Interview Questions¶
Q: What is a correlated subquery and what is its performance risk?
A correlated subquery references a column from the outer query, so the database executes it once per row of the outer query. On a table with N rows, the inner query runs N times. For large tables this is extremely slow. The fix is usually a window function or a JOIN.
Q: Why is NOT IN dangerous when the subquery might return NULLs?
SQL's three-valued logic means value != NULL evaluates to NULL, not TRUE or FALSE. NOT IN requires all comparisons to be non-NULL for the condition to pass. If the subquery returns any NULL, every row evaluates to NULL and the entire NOT IN clause matches nothing. Use NOT EXISTS or add WHERE column IS NOT NULL to the subquery.
Q: What is the difference between IN and EXISTS?

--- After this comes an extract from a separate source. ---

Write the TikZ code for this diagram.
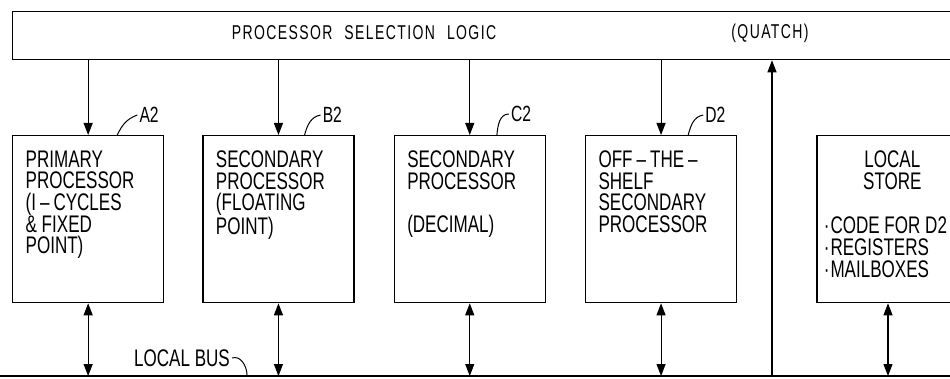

IN collects all values from the subquery into a list, then checks membership. EXISTS checks whether the subquery returns at least one row and short-circuits on the first match. EXISTS scales better for large subquery result sets and does not have the NULL problem. For NOT conditions, NOT EXISTS is almost always preferable to NOT IN.
Success
Key takeaway: Subqueries are powerful but can be slow — correlated subqueries run once per outer row. The NULL in NOT IN trap silently returns no results. NOT EXISTS is the safe default for anti-join patterns.